Last week I was sent links to articles about “downloadable” Communion, religions using robots to connect with the public, and a compelling article from the Atlantic about the slowly revealed fallacy among Millenials that work has replaced religion as the place they’ve been taught to go for fulfillment, purpose, and connectivity. Some days the onslaught of information about how lost we seem and how deeply the church seems to flounder in this time of seismic cultural change is downright depressing. And then I consider the linen.
Jesus’ body, entombed, was bound by strips of cloth. Like those strips of linen, who are we and what are we to do in order to hold the body of Christ?

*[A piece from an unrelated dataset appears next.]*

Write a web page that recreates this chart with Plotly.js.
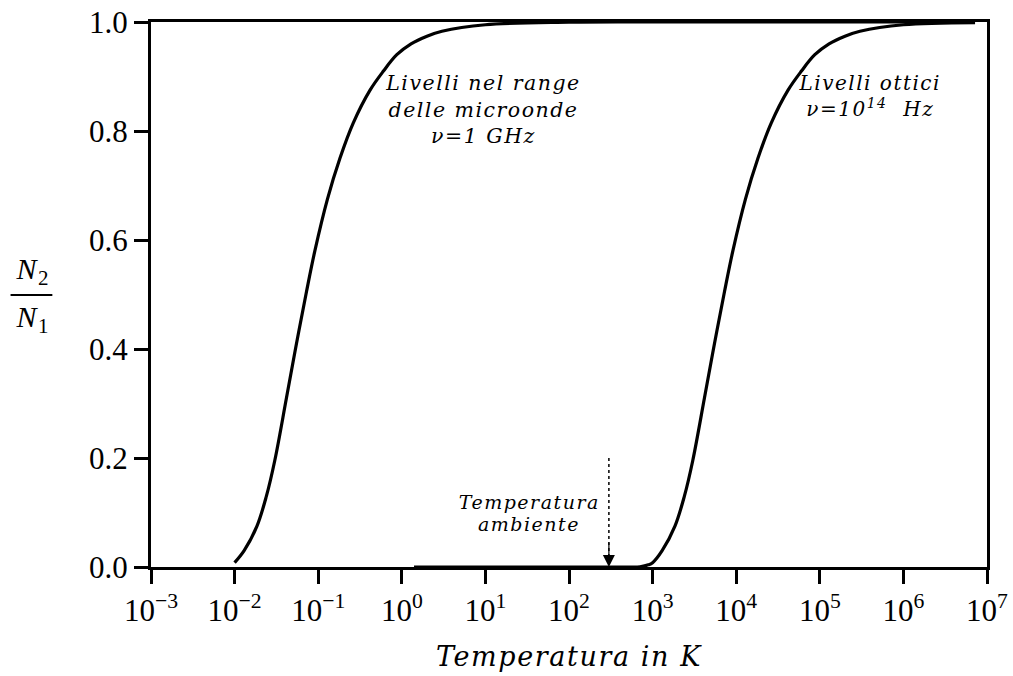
<!DOCTYPE html>
<html>
<head>
<meta charset="utf-8">
<script src="https://cdn.plot.ly/plotly-3.0.1.min.js"></script>
<style>
  html, body { margin: 0; padding: 0; background: #fff; }
  #chart { width: 1013px; height: 676px; }
  #chart .annotation-text { letter-spacing: 1.5px; }
  #chart .xtitle { letter-spacing: 1.6px; }
</style>
</head>
<body>
<div id="chart"></div>
<script>
// Curve 1: microwave levels, nu = 1 GHz  (temperature in K, N2/N1)
const microT = [0.0100, 0.0130, 0.0185, 0.0240, 0.0302, 0.0417, 0.0550, 0.0724, 0.0912, 0.129, 0.182, 0.263, 0.417, 0.603, 0.871, 1.29, 2.0, 3.02, 10, 100, 1000, 1e5, 7e6];
const microR = [0.008, 0.03, 0.075, 0.13, 0.195, 0.31, 0.41, 0.505, 0.58, 0.675, 0.75, 0.815, 0.875, 0.91, 0.94, 0.96, 0.974, 0.983, 0.995, 0.9995, 1.0, 1.0, 1.0];

// Curve 2: optical levels, nu = 1e14 Hz
const optT = [1.4, 10, 100, 500, 708, 891, 1000, 1300, 1850, 2400, 3020, 4170, 5500, 7240, 9120, 12900, 18200, 26300, 41700, 60300, 87100, 129000, 200000, 302000, 1e6, 7.2e6];
const optR = [0.0, 0.0, 0.0, 0.0, 0.0005, 0.004, 0.008, 0.03, 0.075, 0.13, 0.195, 0.31, 0.41, 0.505, 0.58, 0.675, 0.75, 0.815, 0.875, 0.91, 0.94, 0.96, 0.974, 0.983, 0.995, 0.999];

// Room temperature marker
const roomT = [300, 300];
const roomArrowR = [0.2, 0.0];

// Axis ticks
const xTickVals = [1e-3, 1e-2, 1e-1, 1e0, 1e1, 1e2, 1e3, 1e4, 1e5, 1e6, 1e7];
const xTickText = ['10<sup>−3</sup>', '10<sup>−2</sup>', '10<sup>−1</sup>', '10<sup>0</sup>', '10<sup>1</sup>', '10<sup>2</sup>', '10<sup>3</sup>', '10<sup>4</sup>', '10<sup>5</sup>', '10<sup>6</sup>', '10<sup>7</sup>'];
const yTickVals = [0.0, 0.2, 0.4, 0.6, 0.8, 1.0];
const yTickText = ['0.0', '0.2', '0.4', '0.6', '0.8', '1.0'];

const serif = 'Liberation Serif, DejaVu Serif, serif';
const ital = 'DejaVu Serif, Liberation Serif, serif';

const traces = [
  { x: microT, y: microR, mode: 'lines', line: { color: '#000', width: 3.2, shape: 'spline', smoothing: 1 }, hoverinfo: 'skip' },
  { x: optT, y: optR, mode: 'lines', line: { color: '#000', width: 3.2, shape: 'spline', smoothing: 1 }, hoverinfo: 'skip' },
  { x: roomT, y: roomArrowR, mode: 'lines', line: { color: '#000', width: 1.5, dash: 'dot' }, hoverinfo: 'skip' }
];

const layout = {
  width: 1013, height: 676,
  margin: { l: 151, r: 26, t: 22, b: 109 },
  paper_bgcolor: '#fff', plot_bgcolor: '#fff',
  showlegend: false,
  font: { family: serif, color: '#000', size: 31 },
  xaxis: {
    type: 'log', range: [-3, 7],
    tickmode: 'array', tickvals: xTickVals, ticktext: xTickText,
    ticks: 'outside', ticklen: 14, tickwidth: 3, tickcolor: '#000',
    showline: true, linewidth: 3, linecolor: '#000', mirror: true,
    showgrid: false, zeroline: false,
    tickfont: { family: serif, size: 31, color: '#000' },
    title: { text: '<i>Temperatura in K</i>', font: { family: ital, size: 27, color: '#000' }, standoff: 20 }
  },
  yaxis: {
    range: [0, 1],
    tickmode: 'array', tickvals: yTickVals, ticktext: yTickText,
    ticks: 'outside', ticklen: 14, tickwidth: 3, tickcolor: '#000',
    showline: true, linewidth: 3, linecolor: '#000', mirror: true,
    showgrid: false, zeroline: false,
    tickfont: { family: serif, size: 31, color: '#000' }
  },
  shapes: [
    { type: 'line', xref: 'paper', yref: 'paper', x0: -0.168, x1: -0.118, y0: 0.499, y1: 0.499, line: { color: '#000', width: 2 } }
  ],
  annotations: [
    { xref: 'paper', yref: 'paper', x: -0.141, y: 0.499, xanchor: 'center', yanchor: 'middle', yshift: 24, text: '<i>N</i><sub>2</sub>', showarrow: false, font: { family: serif, size: 30, color: '#000' } },
    { xref: 'paper', yref: 'paper', x: -0.141, y: 0.499, xanchor: 'center', yanchor: 'middle', yshift: -24, text: '<i>N</i><sub>1</sub>', showarrow: false, font: { family: serif, size: 30, color: '#000' } },
    { x: 0.97, y: 0.84, xanchor: 'center', yanchor: 'middle', text: '<i>Livelli nel range<br>delle microonde<br>ν=1 GHz</i>', showarrow: false, align: 'center', font: { family: ital, size: 20.5, color: '#000' } },
    { x: 5.6, y: 0.864, xanchor: 'center', yanchor: 'middle', text: '<i>Livelli ottici<br>ν=10<sup>14</sup>  Hz</i>', showarrow: false, align: 'center', font: { family: ital, size: 20, color: '#000' } },
    { x: 1.522, y: 0.12, xanchor: 'center', yanchor: 'middle', text: '<i>Temperatura</i>', showarrow: false, font: { family: ital, size: 19, color: '#000' } },
    { x: 1.522, y: 0.078, xanchor: 'center', yanchor: 'middle', text: '<i>ambiente</i>', showarrow: false, font: { family: ital, size: 19, color: '#000' } },
    { x: Math.log10(roomT[0]), y: roomArrowR[1], ax: 0, ay: -26, axref: 'pixel', ayref: 'pixel', text: '', showarrow: true, arrowhead: 2, arrowsize: 2, arrowwidth: 1.2, arrowcolor: '#000', standoff: 0 }
  ]
};

Plotly.newPlot('chart', traces, layout, { staticPlot: true, displayModeBar: false });
</script>
</body>
</html>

As Christians charged with holding together the legacy of one man’s radical life and love, what is our job? This spring I’ve been more and more convicted that at the most basic level, our job is to keep this body bound by remaining interconnected. Gathering in the flesh. Checking in on each other’s lives, and encouraging one another. When God’s kindom has come, our work will be done and, like the strips of linen, these practices can fall away. But only then. Until that time, our job is to be together in whatever way we can find.
The ways we’re practicing that this spring in the Collective are by holding space for food and conversation, which we’ve done twice this spring and will do twice again this summer. These Communal Dinners are not “checking up” on each other’s work, they are times to rejoice together and sometimes commiserate, but most importantly, they are times to be and do the thing that we want to call into the world, that is, a refreshed and re-committed way of being God’s church in the world for generations under-served or under-represented in many church settings, and hopefully, generations to follow.

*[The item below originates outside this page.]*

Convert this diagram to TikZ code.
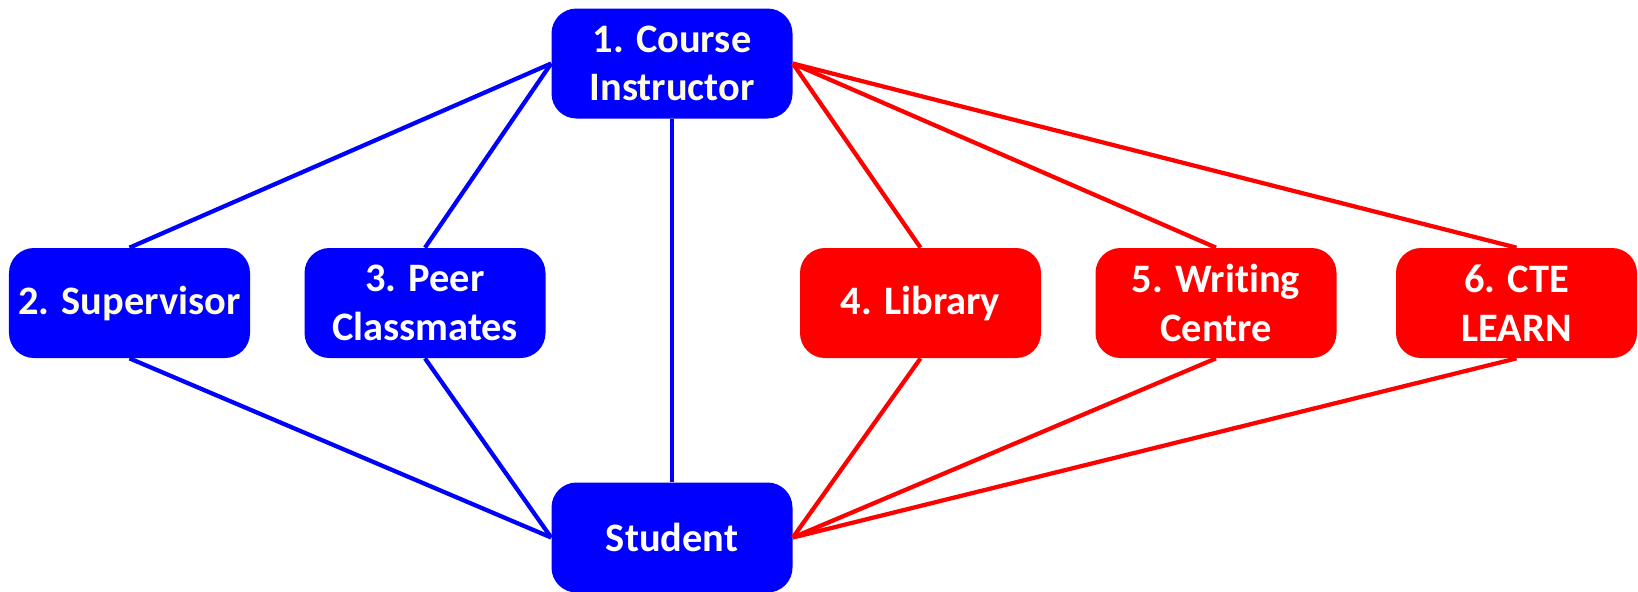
\documentclass[tikz,border=0pt]{standalone}
\usepackage{fontspec}
\setmainfont{Carlito}[Ligatures=NoCommon]
\usepackage{xcolor}
\usepackage{tikz}

\definecolor{cream}{RGB}{255,253,225}

\begin{document}
\begin{tikzpicture}[
    scale=1,
    every node/.style={
        rectangle,
        rounded corners=0.5cm,
        minimum width=4.82cm,
        minimum height=2.2cm,
        inner sep=0pt,
        align=center,
        font=\bfseries\fontsize{23}{27.6}\selectfont
    },
    bluebox/.style={fill=blue, text=white},
    redbox/.style={fill=red, text=white},
    blueline/.style={draw=blue, line width=0.085cm},
    redline/.style={draw=red, line width=0.085cm}
]
\useasboundingbox (0,0) rectangle (32.76,-11.82);

% Nodes
\node[bluebox, text=cream] (I) at (13.44,-1.27) {1. Course \\ Instructor};

\node[bluebox, text=cream] (S) at (2.59,-6.06) {2. Supervisor};
\node[bluebox] (P) at (8.50,-6.06) {3. Peer \\ Classmates};
\node[redbox] (L) at (18.41,-6.06) {4. Library};
\node[redbox] (W) at (24.32,-6.06) {5. Writing \\ Centre};
\node[redbox] (C) at (30.33,-6.06) {6. CTE \\ LEARN};

\node[bluebox] (St) at (13.44,-10.75) {Student};

% Connections
\draw[blueline] (I.west) -- (S.north);
\draw[blueline] (I.west) -- (P.north);
\draw[blueline] (I.south) -- (St.north);
\draw[blueline] (S.south) -- (St.west);
\draw[blueline] (P.south) -- (St.west);

\draw[redline] (I.east) -- (L.north);
\draw[redline] (I.east) -- (W.north);
\draw[redline] (I.east) -- (C.north);
\draw[redline] (L.south) -- (St.east);
\draw[redline] (W.south) -- (St.east);
\draw[redline] (C.south) -- (St.east);

\end{tikzpicture}
\end{document}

One other way we’ve practiced this commitment is through communal song. In our first 787 Studio event in early April, thirteen people gathered on a warm spring night in Shelton Chapel to be led in song by the fantastic song leader Josh Blaine. Josh heads the organization Finding Our Voice and leads community song circles every two weeks in the Capitol Rotunda. It was one of the first warm days of spring, and by 7 pm when we started, the chapel felt warm and a little stuffy. So we opened the doors wide on every side. As we sat in a circle at the front of the church by the altar, bit by bit our souls loosed by the power of pure song, with no books, sheet music, or accompaniment, that sort of spiritual magic that happens when people gather in earnest and make themselves vulnerable began to occur. The heat of the day gave way to a cool night, and a breeze picked up. Some people walking by the chapel stopped to listen. The breeze grew into a wind that we could hear and feel. Something about being there, singing with the doors wide open, felt a little wild, a little edgy, and also, somehow, exactly right.